Dead eyes stare blankly into infinite space
unfocused and unblinking.
Seeing neither love nor direction.
Lost in a thoughtless eternity
of what had been
yet without faith in what was to be.
Listless.
Emotionless.
A soul swirling in a hazy mist of indecision,
falling into an unknown abyss
waiting for words to heal,
a spark to light the way.
Cut me so I can feel.
_______________________
25 comments:
You describe it well. There are times I've felt like this.
So many, nay, too many people are like this. And it's a shame too. There is always hope. Always a way out.
Powerful—especially the waiting to feel, and then taking matters into one's own hands... makes one's heart go out. Very sad. I think you capture the complexity of it well, MM
I think this perfectly describes a state I hope I'm never in again. Well said, MM.
dang monkey...this just gives me shivers...i know a few and to need that to feel just chills me...

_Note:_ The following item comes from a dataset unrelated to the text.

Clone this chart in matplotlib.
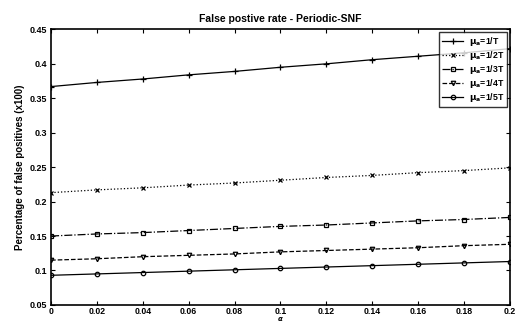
import matplotlib
matplotlib.use("Agg")
import matplotlib.pyplot as plt
import numpy as np

alpha = [0.0, 0.02, 0.04, 0.06, 0.08, 0.10, 0.12, 0.14, 0.16, 0.18, 0.20]
s_1T = [0.367, 0.373, 0.378, 0.384, 0.389, 0.395, 0.400, 0.406, 0.411, 0.416, 0.422]
s_2T = [0.213, 0.217, 0.220, 0.224, 0.227, 0.231, 0.235, 0.238, 0.242, 0.245, 0.249]
s_3T = [0.150, 0.153, 0.155, 0.158, 0.161, 0.164, 0.166, 0.169, 0.172, 0.174, 0.177]
s_4T = [0.115, 0.117, 0.120, 0.122, 0.124, 0.127, 0.129, 0.131, 0.133, 0.136, 0.138]
s_5T = [0.093, 0.095, 0.097, 0.099, 0.101, 0.103, 0.105, 0.107, 0.109, 0.111, 0.113]
labels = [r"$\mathbf{\mu_a}$=1/T", r"$\mathbf{\mu_a}$=1/2T", r"$\mathbf{\mu_a}$=1/3T",
          r"$\mathbf{\mu_a}$=1/4T", r"$\mathbf{\mu_a}$=1/5T"]
xticks = [0, 0.02, 0.04, 0.06, 0.08, 0.1, 0.12, 0.14, 0.16, 0.18, 0.2]
xticklabels = ["0", "0.02", "0.04", "0.06", "0.08", "0.1", "0.12", "0.14", "0.16", "0.18", "0.2"]
yticks = [0.05, 0.1, 0.15, 0.2, 0.25, 0.3, 0.35, 0.4, 0.45]
yticklabels = ["0.05", "0.1", "0.15", "0.2", "0.25", "0.3", "0.35", "0.4", "0.45"]

plt.rcParams['font.family'] = ['Liberation Sans', 'DejaVu Sans']
plt.rcParams['font.weight'] = 'bold'

fig = plt.figure(figsize=(5.16, 3.23), dpi=100)
ax = fig.add_axes([0.099, 0.056, 0.889, 0.853])

styles = [('-', '+', 4.5), (':', 'x', 3), ('-.', 's', 3.2), ('--', 'v', 3.2), ('-', 'o', 3.2)]
series = [s_1T, s_2T, s_3T, s_4T, s_5T]
for ys, lab, (ls, mk, ms) in zip(series, labels, styles):
    ax.plot(alpha, ys, linestyle=ls, marker=mk, markersize=ms, color='black',
            linewidth=0.9, markerfacecolor='none', markeredgewidth=0.9, label=lab)

ax.set_xlim(0, 0.2)
ax.set_ylim(0.05, 0.45)
ax.set_xticks(xticks)
ax.set_xticklabels(xticklabels, fontsize=6.3, fontweight='bold')
ax.set_yticks(yticks)
ax.set_yticklabels(yticklabels, fontsize=6.5, fontweight='bold')
ax.tick_params(direction='in', length=3, width=0.8, top=True, right=True, pad=3)
ax.tick_params(axis='x', pad=1.5)
for sp in ax.spines.values():
    sp.set_linewidth(1.2)

ax.set_title("False postive rate - Periodic-SNF", fontsize=7.5, fontweight='bold', pad=5)
ax.set_ylabel("Percentage of false positives (x100)", fontsize=7, fontweight='bold', labelpad=3)
fig.text(0.099 + 0.889 / 2, 0.0, r"$\alpha$", fontsize=5, ha='center', va='bottom')

leg = ax.legend(loc='upper right', fontsize=6.3, frameon=True, fancybox=False,
                edgecolor='black', handlelength=2.4, borderpad=0.35, labelspacing=0.1,
                handletextpad=0.6, borderaxespad=0.3)
leg.get_frame().set_linewidth(1.0)

fig.savefig("out.png", dpi=100)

"cut me so i feel" how many days we feel like that..numbing events leave us feeling that way and wanting for any kind of emotion...bkm
I knew a cutter once, she had direction and happiness, I think she hid her abyss well, I never knew.
powerful!
thanks for your visit and comment
Wow. Well written. Another tough subject to think about. I don't quite get "cutting".
Powerful.
Lisa
InspiredbyLisa
Very thought provoking. Hope I never get to that stage in my life.
We teeter there, too, right on the edge of the abyss as it pulls us in. Good poem.
I knew a girl who used to cut herself and I ask her why and she said...to feel something. Brillant MM.
A crowd I've sadly known too many members of...this one gave me a shudder, to be honest, for it reminded me rather thoroughly of high school. It is horrifying, how many dwell so close to the edge, drifting, uncertain, turning to such things for feeling...
Potent piece.
You wrote that brilliantly!
...sigh...that was beautiful. More! Encore! Encore!
The despair bursts out from your words. Excellent.
Dangerous feelings and some thing I think society sees way to often.
The thousand yard stare.
How sad... well expressed.
Very well said on a subject I'll admit I don't understand.
you wrote this so well...this is such a tough subject....the title in itself pulled no punches..cheers pete
Would you settle for a smack upside the head?
Cut it out, MM! (Not literally!)
Profound...
Here is my One Shot:
gost of a rose
"Bleed just to know you're alive..."
You nailed this one with your few, decisive phrases.
Powerful, MM. How terrible it must be to feel so dead inside, so void of feeling, that slicing into oneself seems the only answer.